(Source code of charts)
□ □ □ □ □ □ □
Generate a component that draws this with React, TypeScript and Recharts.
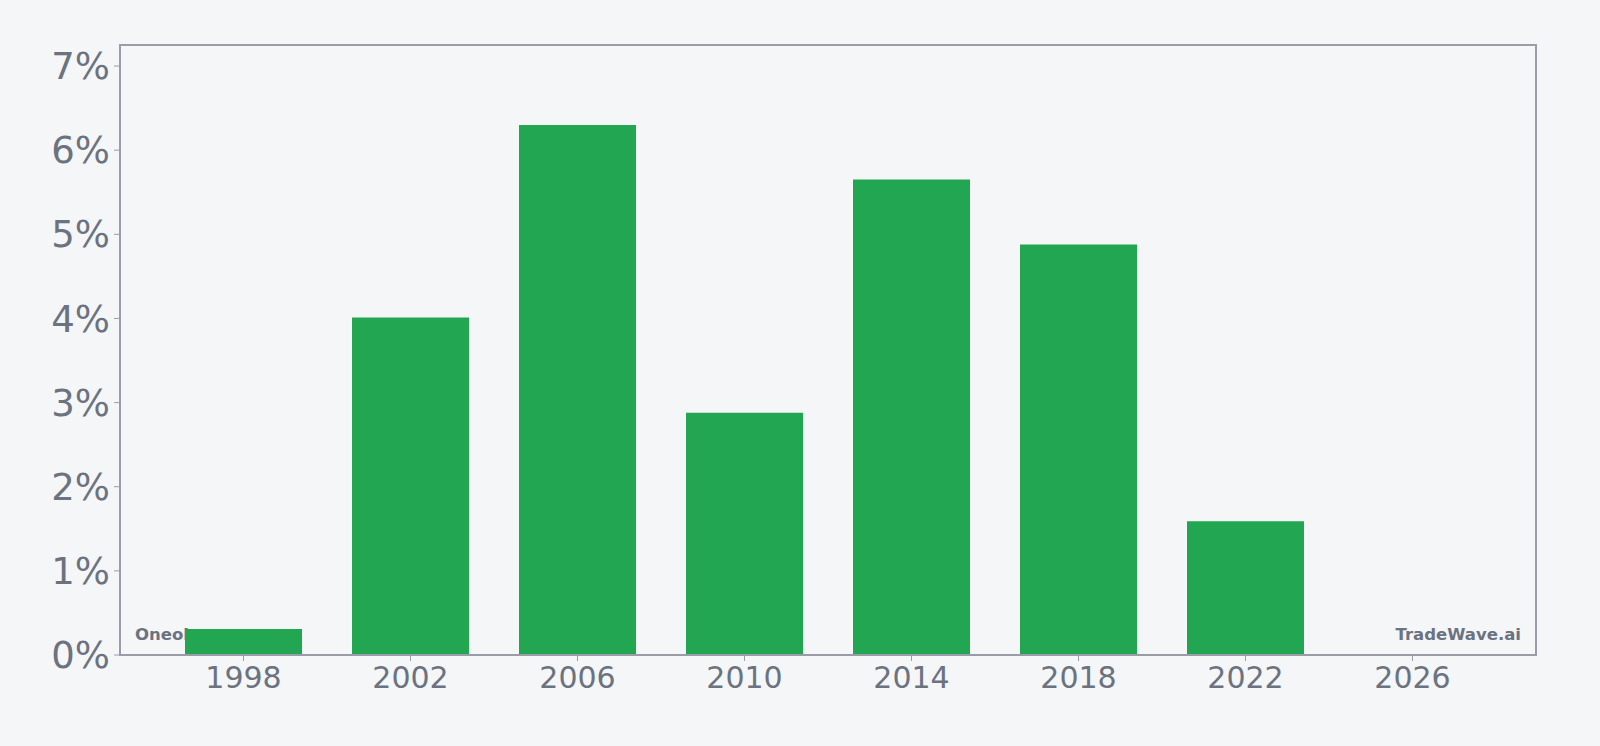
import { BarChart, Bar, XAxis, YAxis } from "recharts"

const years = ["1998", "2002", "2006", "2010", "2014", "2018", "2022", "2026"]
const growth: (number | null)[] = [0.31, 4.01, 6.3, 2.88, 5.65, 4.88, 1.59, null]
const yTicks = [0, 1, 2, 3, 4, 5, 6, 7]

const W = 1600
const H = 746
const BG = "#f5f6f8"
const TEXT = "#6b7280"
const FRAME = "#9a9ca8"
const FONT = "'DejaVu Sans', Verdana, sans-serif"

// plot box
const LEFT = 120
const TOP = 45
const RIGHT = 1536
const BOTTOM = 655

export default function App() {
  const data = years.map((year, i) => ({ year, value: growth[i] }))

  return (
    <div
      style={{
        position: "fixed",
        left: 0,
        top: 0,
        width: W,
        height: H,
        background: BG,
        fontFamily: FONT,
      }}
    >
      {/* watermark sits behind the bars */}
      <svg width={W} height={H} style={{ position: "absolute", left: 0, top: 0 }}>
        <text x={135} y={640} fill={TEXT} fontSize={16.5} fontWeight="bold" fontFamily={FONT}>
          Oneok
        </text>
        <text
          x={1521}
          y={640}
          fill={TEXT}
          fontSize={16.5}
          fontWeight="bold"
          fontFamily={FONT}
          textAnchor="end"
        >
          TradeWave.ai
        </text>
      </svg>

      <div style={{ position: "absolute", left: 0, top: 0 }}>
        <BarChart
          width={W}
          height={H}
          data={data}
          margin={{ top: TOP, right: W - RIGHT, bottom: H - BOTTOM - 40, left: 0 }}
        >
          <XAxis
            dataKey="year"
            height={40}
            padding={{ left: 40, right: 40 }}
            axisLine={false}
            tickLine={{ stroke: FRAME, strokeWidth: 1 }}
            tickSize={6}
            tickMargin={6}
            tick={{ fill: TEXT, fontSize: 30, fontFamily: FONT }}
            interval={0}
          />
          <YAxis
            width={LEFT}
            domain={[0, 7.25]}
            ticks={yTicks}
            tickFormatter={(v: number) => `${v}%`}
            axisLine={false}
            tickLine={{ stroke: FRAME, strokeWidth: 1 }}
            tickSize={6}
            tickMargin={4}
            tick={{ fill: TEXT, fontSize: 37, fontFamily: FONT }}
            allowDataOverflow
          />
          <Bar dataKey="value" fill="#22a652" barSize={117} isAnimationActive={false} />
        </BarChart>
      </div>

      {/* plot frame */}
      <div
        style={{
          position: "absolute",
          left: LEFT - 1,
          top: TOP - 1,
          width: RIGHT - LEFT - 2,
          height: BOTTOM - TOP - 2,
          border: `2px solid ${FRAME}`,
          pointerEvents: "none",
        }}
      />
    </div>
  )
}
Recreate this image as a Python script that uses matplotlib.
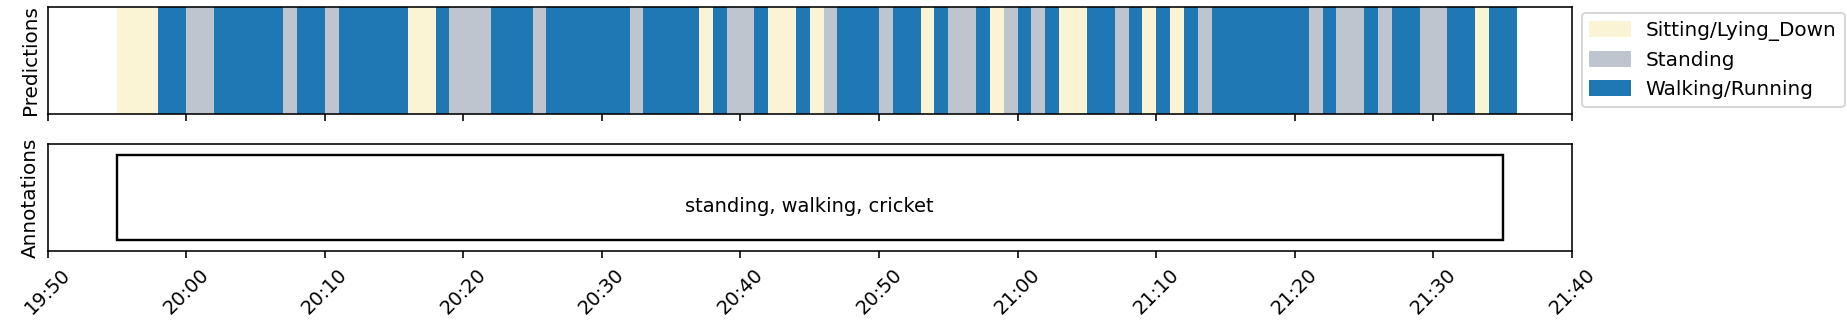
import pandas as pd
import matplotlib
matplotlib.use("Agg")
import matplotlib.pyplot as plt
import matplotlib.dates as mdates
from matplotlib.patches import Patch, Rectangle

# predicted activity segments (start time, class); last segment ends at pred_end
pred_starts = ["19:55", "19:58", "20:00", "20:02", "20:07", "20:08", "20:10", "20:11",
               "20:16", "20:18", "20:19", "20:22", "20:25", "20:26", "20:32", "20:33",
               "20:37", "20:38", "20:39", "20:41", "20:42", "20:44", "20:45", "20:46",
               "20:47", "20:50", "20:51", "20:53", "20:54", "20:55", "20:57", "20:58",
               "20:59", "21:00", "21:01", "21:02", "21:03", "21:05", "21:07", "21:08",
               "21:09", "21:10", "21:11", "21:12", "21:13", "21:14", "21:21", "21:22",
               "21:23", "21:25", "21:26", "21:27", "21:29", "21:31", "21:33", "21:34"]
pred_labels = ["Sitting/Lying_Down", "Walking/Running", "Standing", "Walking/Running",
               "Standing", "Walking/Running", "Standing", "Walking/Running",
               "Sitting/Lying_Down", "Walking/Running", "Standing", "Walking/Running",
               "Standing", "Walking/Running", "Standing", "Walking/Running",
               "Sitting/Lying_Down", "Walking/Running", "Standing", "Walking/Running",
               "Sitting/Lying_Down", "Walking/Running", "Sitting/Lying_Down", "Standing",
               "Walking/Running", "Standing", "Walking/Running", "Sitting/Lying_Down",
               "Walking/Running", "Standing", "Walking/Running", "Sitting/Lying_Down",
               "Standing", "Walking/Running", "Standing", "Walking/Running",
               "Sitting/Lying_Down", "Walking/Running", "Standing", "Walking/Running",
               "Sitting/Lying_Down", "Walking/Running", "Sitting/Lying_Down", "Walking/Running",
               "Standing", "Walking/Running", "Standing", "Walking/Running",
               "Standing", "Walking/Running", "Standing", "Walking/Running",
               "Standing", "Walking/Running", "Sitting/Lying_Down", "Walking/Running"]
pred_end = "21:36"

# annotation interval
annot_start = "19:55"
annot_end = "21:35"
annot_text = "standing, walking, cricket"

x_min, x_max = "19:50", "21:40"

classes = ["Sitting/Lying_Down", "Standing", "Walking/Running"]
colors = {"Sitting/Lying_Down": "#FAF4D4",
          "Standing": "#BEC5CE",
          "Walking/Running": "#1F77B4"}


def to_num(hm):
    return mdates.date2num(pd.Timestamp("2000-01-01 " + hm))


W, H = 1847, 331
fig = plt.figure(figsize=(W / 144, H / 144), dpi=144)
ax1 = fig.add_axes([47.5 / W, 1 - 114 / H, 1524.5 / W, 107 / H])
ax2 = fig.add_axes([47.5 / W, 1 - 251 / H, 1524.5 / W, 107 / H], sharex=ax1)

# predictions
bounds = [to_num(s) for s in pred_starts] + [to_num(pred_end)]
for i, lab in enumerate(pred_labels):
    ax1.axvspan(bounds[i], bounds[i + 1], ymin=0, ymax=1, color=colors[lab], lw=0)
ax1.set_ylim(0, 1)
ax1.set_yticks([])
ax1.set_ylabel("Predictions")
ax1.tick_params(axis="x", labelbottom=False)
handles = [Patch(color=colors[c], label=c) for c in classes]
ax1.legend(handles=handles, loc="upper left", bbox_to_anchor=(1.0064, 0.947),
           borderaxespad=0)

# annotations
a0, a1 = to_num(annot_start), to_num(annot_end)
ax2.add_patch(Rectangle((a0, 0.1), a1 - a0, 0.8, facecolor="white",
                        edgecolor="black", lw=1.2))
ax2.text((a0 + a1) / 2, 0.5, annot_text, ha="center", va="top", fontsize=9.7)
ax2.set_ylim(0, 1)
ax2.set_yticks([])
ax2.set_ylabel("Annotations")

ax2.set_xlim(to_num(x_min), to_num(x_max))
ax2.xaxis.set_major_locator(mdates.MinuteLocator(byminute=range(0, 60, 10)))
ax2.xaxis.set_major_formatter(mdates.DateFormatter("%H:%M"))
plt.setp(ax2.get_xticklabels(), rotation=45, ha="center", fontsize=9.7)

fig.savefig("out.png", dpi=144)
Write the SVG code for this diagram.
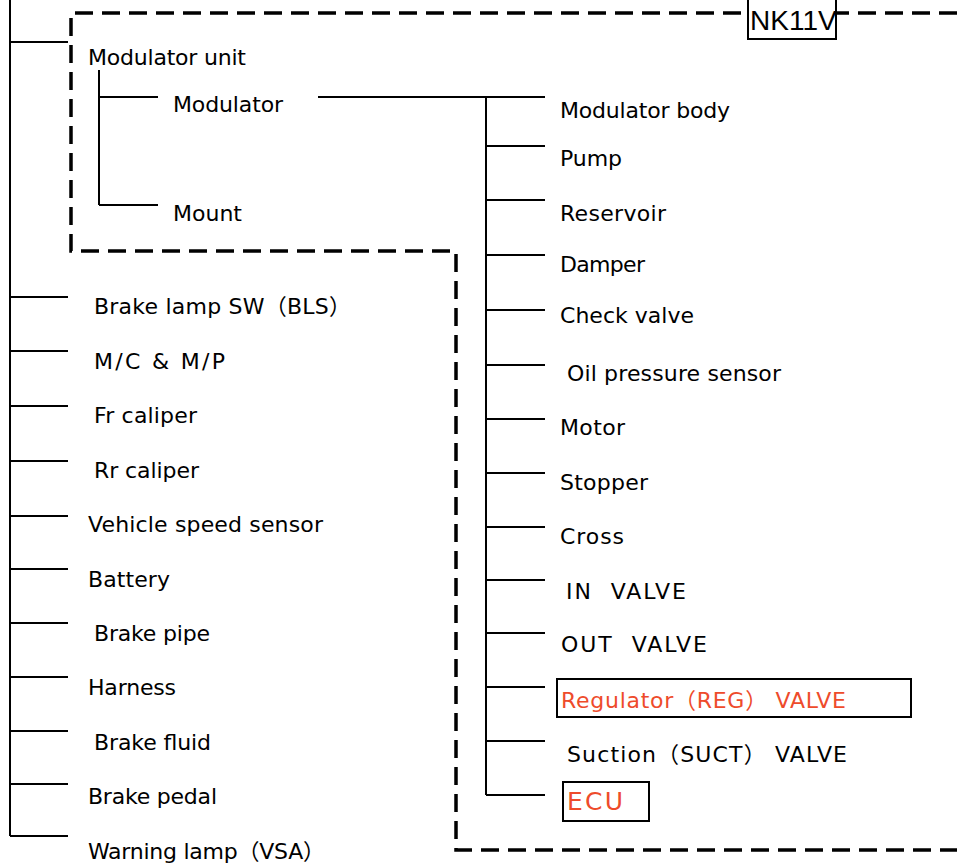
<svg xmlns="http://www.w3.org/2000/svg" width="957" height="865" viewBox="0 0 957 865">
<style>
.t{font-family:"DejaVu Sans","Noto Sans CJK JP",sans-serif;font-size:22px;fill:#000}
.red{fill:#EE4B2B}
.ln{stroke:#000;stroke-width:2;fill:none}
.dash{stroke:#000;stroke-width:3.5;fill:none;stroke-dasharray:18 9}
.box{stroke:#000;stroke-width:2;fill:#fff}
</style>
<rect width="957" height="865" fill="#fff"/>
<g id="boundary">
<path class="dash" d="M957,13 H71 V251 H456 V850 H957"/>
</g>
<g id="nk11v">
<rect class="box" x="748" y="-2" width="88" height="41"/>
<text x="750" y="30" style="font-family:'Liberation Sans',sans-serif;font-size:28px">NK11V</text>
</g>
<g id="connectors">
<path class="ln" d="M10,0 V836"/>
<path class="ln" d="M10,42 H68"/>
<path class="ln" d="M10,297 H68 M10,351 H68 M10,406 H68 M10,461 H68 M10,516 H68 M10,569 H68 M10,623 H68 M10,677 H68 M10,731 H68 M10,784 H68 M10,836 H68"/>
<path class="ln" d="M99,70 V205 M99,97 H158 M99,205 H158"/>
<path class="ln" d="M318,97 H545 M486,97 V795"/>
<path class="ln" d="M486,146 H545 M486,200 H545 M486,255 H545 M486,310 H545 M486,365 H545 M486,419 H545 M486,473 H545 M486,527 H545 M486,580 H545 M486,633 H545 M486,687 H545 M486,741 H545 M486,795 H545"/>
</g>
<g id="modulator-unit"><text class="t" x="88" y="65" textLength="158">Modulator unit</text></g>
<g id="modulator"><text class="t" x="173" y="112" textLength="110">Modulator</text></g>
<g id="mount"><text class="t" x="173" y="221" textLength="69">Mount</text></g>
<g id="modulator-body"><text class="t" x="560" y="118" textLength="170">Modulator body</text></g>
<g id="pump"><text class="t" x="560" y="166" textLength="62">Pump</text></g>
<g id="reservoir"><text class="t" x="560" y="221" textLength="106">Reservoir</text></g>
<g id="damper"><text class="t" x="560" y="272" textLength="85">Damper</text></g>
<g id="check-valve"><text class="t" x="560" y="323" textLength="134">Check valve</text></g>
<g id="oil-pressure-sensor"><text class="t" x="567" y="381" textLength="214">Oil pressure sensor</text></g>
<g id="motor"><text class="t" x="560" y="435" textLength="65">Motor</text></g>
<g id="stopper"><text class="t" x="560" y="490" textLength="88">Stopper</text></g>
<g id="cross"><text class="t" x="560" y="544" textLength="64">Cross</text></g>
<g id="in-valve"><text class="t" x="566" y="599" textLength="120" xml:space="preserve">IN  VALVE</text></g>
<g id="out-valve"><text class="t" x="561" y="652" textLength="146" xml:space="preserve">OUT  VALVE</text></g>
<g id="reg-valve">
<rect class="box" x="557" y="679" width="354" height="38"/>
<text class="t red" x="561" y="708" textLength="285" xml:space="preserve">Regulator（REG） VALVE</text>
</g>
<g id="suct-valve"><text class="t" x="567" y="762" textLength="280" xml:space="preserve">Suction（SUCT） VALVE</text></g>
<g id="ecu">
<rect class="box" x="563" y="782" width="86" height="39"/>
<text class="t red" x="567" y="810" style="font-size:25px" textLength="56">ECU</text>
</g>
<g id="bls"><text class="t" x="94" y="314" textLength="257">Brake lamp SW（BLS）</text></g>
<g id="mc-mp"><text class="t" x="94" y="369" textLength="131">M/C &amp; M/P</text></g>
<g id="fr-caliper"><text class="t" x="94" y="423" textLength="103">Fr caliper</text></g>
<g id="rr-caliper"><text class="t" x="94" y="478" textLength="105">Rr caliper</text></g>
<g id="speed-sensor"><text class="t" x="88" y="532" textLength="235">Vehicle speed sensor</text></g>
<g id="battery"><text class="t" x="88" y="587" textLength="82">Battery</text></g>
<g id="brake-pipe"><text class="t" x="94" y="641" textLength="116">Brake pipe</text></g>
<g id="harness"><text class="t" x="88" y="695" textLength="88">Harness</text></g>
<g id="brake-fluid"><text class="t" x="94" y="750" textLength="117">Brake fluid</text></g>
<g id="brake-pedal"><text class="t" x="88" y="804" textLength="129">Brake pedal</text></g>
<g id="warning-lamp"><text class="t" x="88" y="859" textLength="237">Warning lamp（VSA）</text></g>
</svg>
□ □ □ □ □ □ □
• STATED EXERCISE:
Looking above, find the stretch of lines that opens with the one holding "Recreate this image" and closes with the one holding "from matplotlib.patches import". Copy it exactly, pictures excluded.

• SOLUTION TO THIS EXERCISE:
Recreate this image as a Python script that uses matplotlib.
import pandas as pd
import matplotlib
matplotlib.use("Agg")
import matplotlib.pyplot as plt
import matplotlib.dates as mdates
from matplotlib.patches import Patch, Rectangle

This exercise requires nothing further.